The series exposes threats to the health, livelihood and cultural survival of native people in eight communities around the world. Rare scenes of tribal life allow indigenous people to tell their own stories, and confront us with the ethical consequences of our culture of consumption. A summary of each showing follows:

"Pilgrims & Tourists" – In the Altai Republic of Russia and in northern California, indigenous shamans resist massive government projects that threaten nature and culture.

"Profit & Loss" – From Papua New Guinea to the tar sands of Alberta, Canada, native people fight the loss of land, water and health to mining and oil industries.

"Fire & Ice" – From the Gamo Highlands of Ethiopia to the Andes of Peru, indigenous highland communities battle threats to their forests, farms and faith.
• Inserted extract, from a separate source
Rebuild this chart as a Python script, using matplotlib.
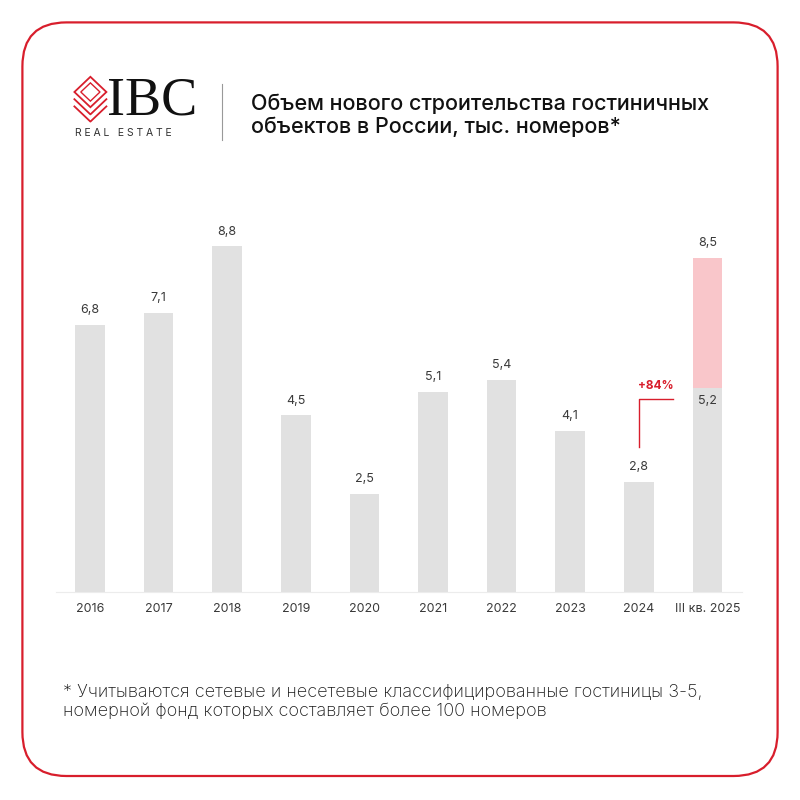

Hope comes from the scientific discovery that traditional practices protect biodiversity and, with it, the resilience cultures need to survive.

"Islands of Sanctuary" – Aboriginal Australians and Native Hawaiians reclaim land from the government and the military, and resist the erosion of culture and environment.

This free public film series and presentation is made possible by the late Dr. Dai Ho Chun through his estate gift, which established The Dai Ho Chun Endowment for Distinguished Lecturers at the University of Hawai‘i at Mānoa Colleges of Arts & Sciences. Dr. Chun was a distinguished and visionary educator. This lecture is also sponsored by the College of Languages, Linguistics and Literature.